I am learning Haskell and reading the book, Learn You a Haskell for Great Good!
When the author talks about where
keyword, he says:
In imperative programming languages, you would solve this problem by storing the result of a computation in a variable. In this section, you’ll learn how to use Haskell’s where keyword to store the results of intermediate computations, which provides similar functionality.
However I saw the where
keyword also following at the end of a module declaration, and I doubt the "intermediate computations" explanation in this scenario, what's the meaning of the where followed at the end of the module declaration?
foo = baz
where
baz = 1
quux = 2
...
Compare:
module Foo
where
baz = 1
quux = 2
...
where
is acting as a syntactic introducer of a scope of definitions. However, I believe it is just a trick, for we cannot say:
let baz = 1
quux = 2
in module Foo
or
module Foo
(maybe the latter is legal).

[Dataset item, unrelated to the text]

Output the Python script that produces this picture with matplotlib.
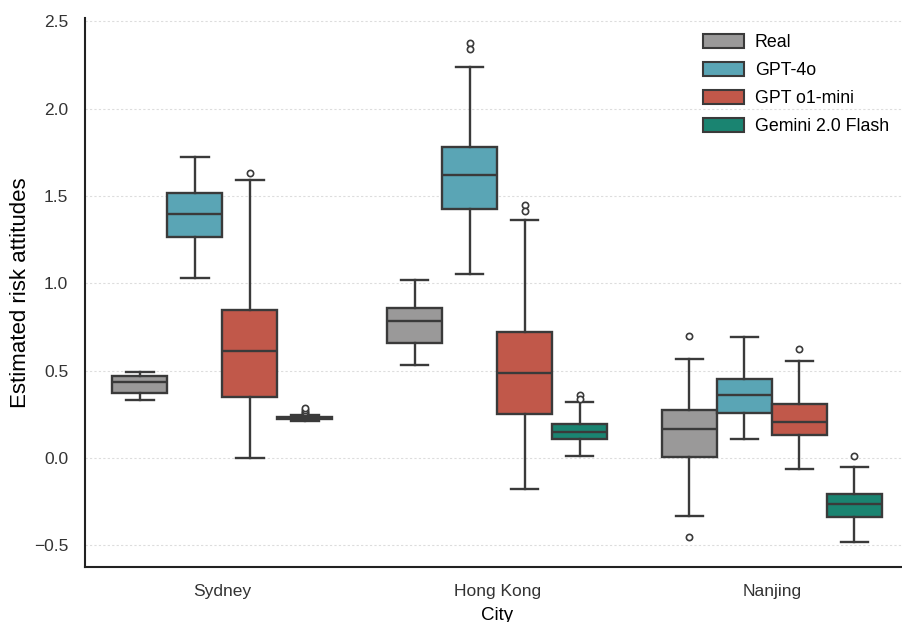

I'd like to say that the module
declaration exports (unless otherwise specified) all symbols in scope at the point of declaration; that would be the most consistent. But it's false, so we can consider it at best an idiosyncracy of the concrete syntax. I thought it was weird for a long time too (and upon further reflection answering this question, still do).
At its most basic, where
introduces a new scope. That is its meaning at the top of a module, as well: introduce the scope of module definitions.